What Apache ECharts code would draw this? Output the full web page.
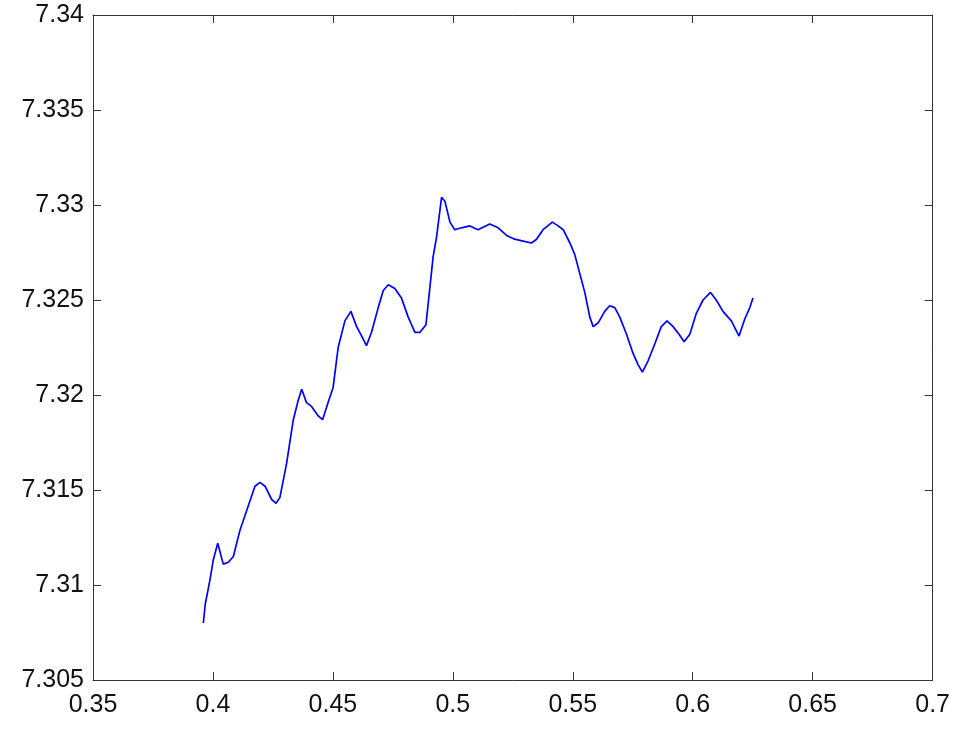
<!DOCTYPE html>
<html>
<head>
<meta charset="utf-8">
<script src="https://cdn.jsdelivr.net/npm/echarts@6/dist/echarts.min.js"></script>
<style>html,body{margin:0;padding:0;background:#fff;}#c{width:953px;height:731px;}</style>
</head>
<body>
<div id="c"></div>
<script>
const xValues = [0.3960,0.3968,0.3988,0.4001,0.4020,0.4043,0.4064,0.4085,0.4113,0.4140,0.4175,0.4196,0.4217,0.4245,0.4263,0.4279,0.4307,0.4335,0.4355,0.4370,0.4390,0.4411,0.4439,0.4457,0.4480,0.4501,0.4522,0.4550,0.4575,0.4599,0.4620,0.4640,0.4661,0.4689,0.4710,0.4731,0.4758,0.4786,0.4814,0.4842,0.4863,0.4870,0.4888,0.4918,0.4932,0.4953,0.4967,0.4988,0.5008,0.5036,0.5071,0.5105,0.5154,0.5189,0.5224,0.5258,0.5293,0.5328,0.5349,0.5376,0.5415,0.5439,0.5460,0.5488,0.5508,0.5529,0.5550,0.5571,0.5585,0.5606,0.5633,0.5654,0.5675,0.5696,0.5724,0.5751,0.5772,0.5790,0.5814,0.5842,0.5869,0.5893,0.5918,0.5943,0.5964,0.5988,0.6015,0.6043,0.6074,0.6098,0.6126,0.6161,0.6193,0.6217,0.6238,0.6251];
const yValues = [7.3080,7.3090,7.3103,7.3113,7.3122,7.3111,7.3112,7.3115,7.3129,7.3139,7.3152,7.3154,7.3152,7.3145,7.3143,7.3146,7.3164,7.3187,7.3197,7.3203,7.3196,7.3194,7.3189,7.3187,7.3196,7.3204,7.3225,7.3239,7.3244,7.3236,7.3231,7.3226,7.3233,7.3246,7.3255,7.3258,7.3256,7.3251,7.3241,7.3233,7.3233,7.3233,7.3237,7.3273,7.3283,7.3304,7.3302,7.3291,7.3287,7.3288,7.3289,7.3287,7.3290,7.3288,7.3284,7.3282,7.3281,7.3280,7.3282,7.3287,7.3291,7.3289,7.3287,7.3280,7.3274,7.3264,7.3254,7.3241,7.3236,7.3238,7.3244,7.3247,7.3246,7.3241,7.3232,7.3222,7.3216,7.3212,7.3218,7.3227,7.3236,7.3239,7.3236,7.3232,7.3228,7.3232,7.3243,7.3250,7.3254,7.3250,7.3244,7.3239,7.3231,7.3240,7.3246,7.3251];
const xTicks = ['0.35','0.4','0.45','0.5','0.55','0.6','0.65','0.7'];
const yTicks = ['7.305','7.31','7.315','7.32','7.325','7.33','7.335','7.34'];

const points = xValues.map((x, i) => [x, yValues[i]]);
const font = {fontFamily: 'Liberation Sans, Arial, sans-serif', fontSize: 25, color: '#111'};
const lineStyle = {color: '#333', width: 1};
const fmtX = v => { const s = xTicks.find(t => Math.abs(parseFloat(t) - v) < 1e-9); return s || ''; };
const fmtY = v => { const s = yTicks.find(t => Math.abs(parseFloat(t) - v) < 1e-9); return s || ''; };

const chart = echarts.init(document.getElementById('c'), null, {renderer: 'canvas'});
chart.setOption({
  animation: false,
  backgroundColor: '#fff',
  grid: {left: 93, top: 15, right: 20, bottom: 51, containLabel: false},
  xAxis: [
    {type: 'value', min: 0.35, max: 0.7, interval: 0.05, position: 'bottom',
     axisLine: {show: true, lineStyle}, axisTick: {show: true, inside: true, length: 8, lineStyle},
     axisLabel: Object.assign({margin: 13, formatter: fmtX, showMinLabel: true, showMaxLabel: true}, font),
     splitLine: {show: false}},
    {type: 'value', min: 0.35, max: 0.7, interval: 0.05, position: 'top',
     axisLine: {show: true, lineStyle}, axisTick: {show: true, inside: true, length: 8, lineStyle},
     axisLabel: {show: false}, splitLine: {show: false}}
  ],
  yAxis: [
    {type: 'value', min: 7.305, max: 7.34, interval: 0.005, position: 'left',
     axisLine: {show: true, lineStyle}, axisTick: {show: true, inside: true, length: 8, lineStyle},
     axisLabel: Object.assign({margin: 9, formatter: fmtY, showMinLabel: true, showMaxLabel: true}, font),
     splitLine: {show: false}},
    {type: 'value', min: 7.305, max: 7.34, interval: 0.005, position: 'right',
     axisLine: {show: true, lineStyle}, axisTick: {show: true, inside: true, length: 8, lineStyle},
     axisLabel: {show: false}, splitLine: {show: false}}
  ],
  series: [{
    type: 'line', data: points, xAxisIndex: 0, yAxisIndex: 0,
    showSymbol: false, symbol: 'none', smooth: false,
    lineStyle: {color: '#0000ff', width: 1.7}
  }]
});
</script>
</body>
</html>
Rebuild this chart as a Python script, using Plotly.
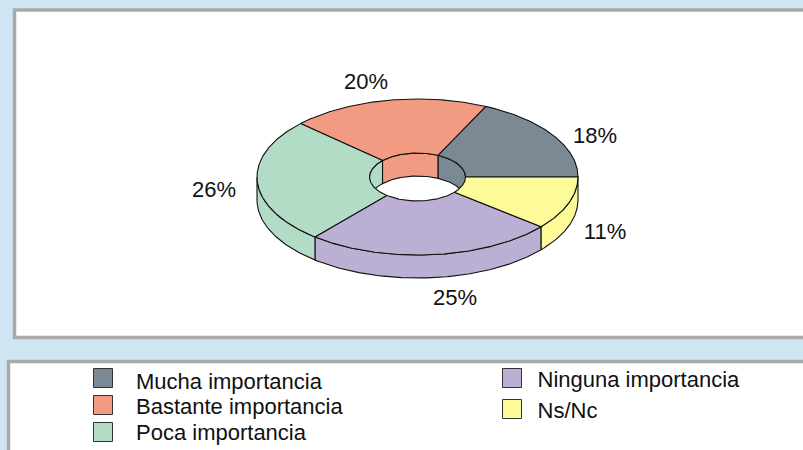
import numpy as np
import plotly.graph_objects as go

# Data
categories = ["Mucha importancia", "Bastante importancia", "Poca importancia", "Ninguna importancia", "Ns/Nc"]
values = [18, 20, 26, 25, 11]
colors = ["#7A8994", "#F09B82", "#B2DCC6", "#BBB0D4", "#FDFB98"]

# Layout geometry (pixel-like coordinates of the page)
W, H = 803, 450
CX, CY = 417.5, 177
A, B = 160.5, 78
HA, HB = 48, 24
DEPTH = 23
LINE = "#111111"
label_pos = [(595, 137), (366, 83), (214, 191), (455, 299), (605, 233)]
legend_pos = [(103, 378), (103, 405), (103, 432), (512, 378), (512, 409)]
legend_text_x = [136, 136, 136, 537.5, 537.5]
legend_text_y = [383, 408, 434, 381, 412]

cum = np.concatenate([[0], np.cumsum(values)]) / sum(values) * 360
fig = go.Figure()


def arc(a, b, t0, t1, dy=0.0):
    t = np.radians(np.linspace(t0, t1, max(int(abs(t1 - t0)) * 2, 2) + 1))
    return CX + a * np.cos(t), CY - b * np.sin(t) + dy


def poly(xs, ys, color, name):
    fig.add_trace(go.Scatter(
        x=np.concatenate(xs), y=np.concatenate(ys), mode="lines", fill="toself",
        fillcolor=color, line=dict(color=LINE, width=1.1), name=name,
        hoverinfo="name", showlegend=False))


def wall(a, b, t0, t1, color, name):
    x1, y1 = arc(a, b, t0, t1)
    x2, y2 = arc(a, b, t1, t0, DEPTH)
    poly([x1, x2, x1[:1]], [y1, y2, y1[:1]], color, name)


# Outer wall (front half), then the inner wall of the hole (back half)
for i in range(len(values)):
    t0, t1 = max(cum[i], 180), min(cum[i + 1], 360)
    if t1 > t0:
        wall(A, B, t0, t1, colors[i], categories[i])
for i in range(len(values)):
    t0, t1 = cum[i], min(cum[i + 1], 180)
    if t1 > t0:
        wall(HA, HB, t0, t1, colors[i], categories[i])

# Top faces
for i in range(len(values)):
    x1, y1 = arc(A, B, cum[i], cum[i + 1])
    x2, y2 = arc(HA, HB, cum[i + 1], cum[i])
    poly([x1, x2, x1[:1]], [y1, y2, y1[:1]], colors[i], categories[i])

# Percent labels
fig.add_trace(go.Scatter(
    x=[p[0] for p in label_pos], y=[p[1] for p in label_pos], mode="text",
    text=[f"{v}%" for v in values], textposition="middle center",
    textfont=dict(family="Liberation Sans", size=22, color="#111111"),
    hoverinfo="skip", showlegend=False))

# Legend swatches and text
fig.add_trace(go.Scatter(
    x=[p[0] for p in legend_pos], y=[p[1] for p in legend_pos], mode="markers",
    marker=dict(symbol="square", size=19, color=colors, line=dict(color="#333333", width=1)),
    hoverinfo="skip", showlegend=False))
fig.add_trace(go.Scatter(
    x=legend_text_x, y=legend_text_y, mode="text", text=categories,
    textposition="middle right",
    textfont=dict(family="Liberation Sans", size=22, color="#111111"),
    hoverinfo="skip", showlegend=False))

panel = dict(type="rect", xref="x", yref="y", fillcolor="white",
             line=dict(color="#A9A9A9", width=3.5), layer="below")
fig.update_layout(
    width=W, height=H, margin=dict(l=0, r=0, t=0, b=0),
    paper_bgcolor="#CFE5F4", plot_bgcolor="#CFE5F4",
    xaxis=dict(range=[0, W], visible=False, fixedrange=True),
    yaxis=dict(range=[H, 0], visible=False, fixedrange=True),
    shapes=[dict(panel, x0=14.5, y0=10, x1=W + 10, y1=337.5),
            dict(panel, x0=8.5, y0=361.5, x1=W + 10, y1=H + 10)],
)
fig.write_html("out.html", config={"displayModeBar": False},
               post_script="document.body.style.margin='0';document.body.style.overflow='hidden';")
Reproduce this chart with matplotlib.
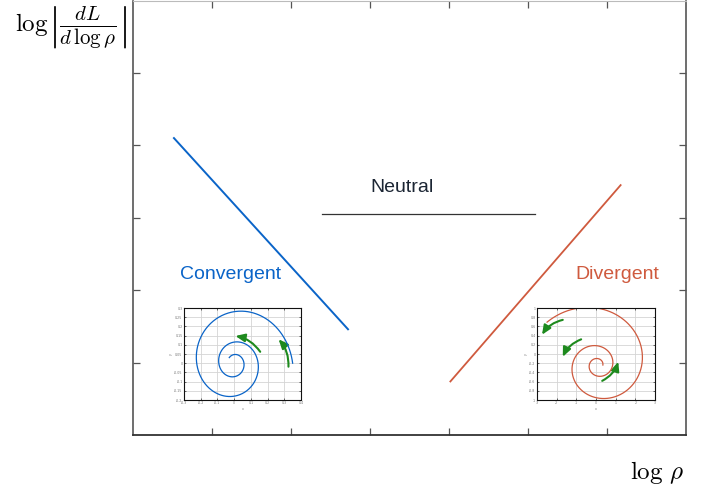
import numpy as np
import matplotlib
matplotlib.use("Agg")
import matplotlib.pyplot as plt
from matplotlib.patches import FancyArrowPatch

plt.rcParams['mathtext.fontset'] = 'cm'

# ---- main chart data (axis units: x 0..7, y 0..6) ----
conv_x = [0.51, 2.73]
conv_y = [4.11, 1.45]
neut_x = [2.39, 5.09]
neut_y = [3.05, 3.05]
div_x = [4.01, 6.18]
div_y = [0.73, 3.46]

label_names = ["Convergent", "Neutral", "Divergent"]
label_x = [1.24, 3.41, 6.13]
label_y = [2.22, 3.42, 2.21]

x_ticks = [1, 2, 3, 4, 5, 6]
y_ticks = [1, 2, 3, 4, 5]

# ---- inset spirals (parameters) ----
blue_spiral_end_r = 0.35
blue_spiral_growth = 0.142
blue_spiral_turn_end = 14.9
blue_spiral_center = (0.0, 0.0)
blue_arrows = [((0.156, 0.062), (0.008, 0.148)),
               ((0.325, -0.019), (0.266, 0.130))]
blue_xticks = [-0.3, -0.2, -0.1, 0, 0.1, 0.2, 0.3, 0.4]
blue_yticks = [-0.2, -0.15, -0.1, -0.05, 0, 0.05, 0.1, 0.15, 0.2, 0.25, 0.3]

red_spiral_end_rx = 3.40
red_spiral_end_ry = 1.434
red_spiral_growth = 0.173
red_spiral_turn_end = 15.0
red_spiral_center = (0.095, -0.24)
red_arrows = [((-1.69, 0.742), (-2.745, 0.419)),
              ((-0.755, 0.319), (-1.69, -0.061)),
              ((0.316, -0.584), (1.133, -0.168))]
red_xticks = [-3, -2, -1, 0, 1, 2, 3]
red_yticks = [-1, -0.8, -0.6, -0.4, -0.2, 0, 0.2, 0.4, 0.6, 0.8, 1]

BLUE = "#0a64c8"
RED = "#cf5a3e"
GREEN = "#1e8a1e"
NAVY = "#1b2533"

fig = plt.figure(figsize=(7.11, 4.92), dpi=100)
ax = fig.add_axes([133/711, 1-435/492, 553/711, 434.5/492])
ax.set_xlim(0, 7)
ax.set_ylim(0, 6)
ax.plot(conv_x, conv_y, color=BLUE, lw=1.4, solid_capstyle='butt')
ax.plot(neut_x, neut_y, color="#333333", lw=0.9)
ax.plot(div_x, div_y, color=RED, lw=1.3, solid_capstyle='butt')
colors = [BLUE, NAVY, RED]
for name, lx, ly, c in zip(label_names, label_x, label_y, colors):
    ax.text(lx, ly, name, color=c, ha='center', va='center',
            fontsize=14, family='Liberation Sans')
ax.set_xticks(x_ticks)
ax.set_yticks(y_ticks)
ax.set_xticklabels([])
ax.set_yticklabels([])
ax.tick_params(direction='in', length=5, width=0.9, color='#555555',
               top=True, right=True)
for s in ['left', 'right']:
    ax.spines[s].set_color('#555555')
    ax.spines[s].set_linewidth(1.2)
ax.spines['bottom'].set_color('#333333')
ax.spines['bottom'].set_linewidth(1.3)
ax.spines['top'].set_color('#bbbbbb')

# y label: "log" plus a |fraction| drawn slightly larger
fig.text(15/711, 1-31/492, r"$\log$", ha='left', va='baseline', fontsize=18)
fig.text(87/711, 1-28/492, r"$\left|\frac{dL}{d\,\log\rho}\right|$",
         ha='center', va='center', fontsize=21.5)
fig.text(657/711, 1-473/492, r"$\log\,\rho$", ha='center', va='center',
         fontsize=18)


def style_inset(a, xt, yt):
    a.set_xticks(xt)
    a.set_yticks(yt)
    a.set_xticklabels([("%g" % v) for v in xt])
    a.set_yticklabels([("%g" % v) for v in yt])
    a.tick_params(labelsize=2.3, length=1.5, width=0.4, pad=1,
                  labelcolor='#777777', direction='in', top=True, right=True)
    a.grid(True, color='#d4d4d4', lw=0.6)
    a.set_axisbelow(True)
    for s in a.spines.values():
        s.set_color('#111111')
        s.set_linewidth(0.8)
    a.set_xlabel("x", fontsize=2.3, labelpad=1, color='#777777')
    a.set_ylabel("y", fontsize=2.3, labelpad=1, color='#777777')


def add_arrows(a, arrows):
    for (t, h) in arrows:
        p = FancyArrowPatch(t, h, connectionstyle="arc3,rad=0.2",
                            arrowstyle="-|>,head_length=0.55,head_width=0.24",
                            mutation_scale=10, color=GREEN, lw=1.5,
                            shrinkA=0, shrinkB=0)
        a.add_patch(p)


# blue inset
axb = fig.add_axes([184/711, 1-400/492, 117/711, 92/492])
phi = np.linspace(0, blue_spiral_turn_end, 800)
r = blue_spiral_end_r * np.exp(-blue_spiral_growth * phi)
axb.plot(blue_spiral_center[0] + r*np.cos(phi),
         blue_spiral_center[1] + r*np.sin(phi), color=BLUE, lw=0.9)
axb.set_xlim(-0.3, 0.4)
axb.set_ylim(-0.2, 0.3)
style_inset(axb, blue_xticks, blue_yticks)
add_arrows(axb, blue_arrows)

# red inset
axr = fig.add_axes([537/711, 1-400/492, 118/711, 92/492])
phi = np.linspace(0, red_spiral_turn_end, 800)
f = np.exp(red_spiral_growth * (phi - red_spiral_turn_end))
axr.plot(red_spiral_center[0] + red_spiral_end_rx*f*np.cos(phi),
         red_spiral_center[1] + red_spiral_end_ry*f*np.sin(phi),
         color=RED, lw=0.9)
axr.set_xlim(-3, 3)
axr.set_ylim(-1, 1)
style_inset(axr, red_xticks, red_yticks)
add_arrows(axr, red_arrows)

fig.savefig("out.png", dpi=100)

WHAT YOU ARE ASKED TO DO: Copy only the lines above from the one containing "Reproduce this chart with matplotlib." through the one containing "0.2, 0.25, 0.3]", both included. Leave out the pictures.

THE REPLY:
Reproduce this chart with matplotlib.
import numpy as np
import matplotlib
matplotlib.use("Agg")
import matplotlib.pyplot as plt
from matplotlib.patches import FancyArrowPatch

plt.rcParams['mathtext.fontset'] = 'cm'

# ---- main chart data (axis units: x 0..7, y 0..6) ----
conv_x = [0.51, 2.73]
conv_y = [4.11, 1.45]
neut_x = [2.39, 5.09]
neut_y = [3.05, 3.05]
div_x = [4.01, 6.18]
div_y = [0.73, 3.46]

label_names = ["Convergent", "Neutral", "Divergent"]
label_x = [1.24, 3.41, 6.13]
label_y = [2.22, 3.42, 2.21]

x_ticks = [1, 2, 3, 4, 5, 6]
y_ticks = [1, 2, 3, 4, 5]

# ---- inset spirals (parameters) ----
blue_spiral_end_r = 0.35
blue_spiral_growth = 0.142
blue_spiral_turn_end = 14.9
blue_spiral_center = (0.0, 0.0)
blue_arrows = [((0.156, 0.062), (0.008, 0.148)),
               ((0.325, -0.019), (0.266, 0.130))]
blue_xticks = [-0.3, -0.2, -0.1, 0, 0.1, 0.2, 0.3, 0.4]
blue_yticks = [-0.2, -0.15, -0.1, -0.05, 0, 0.05, 0.1, 0.15, 0.2, 0.25, 0.3]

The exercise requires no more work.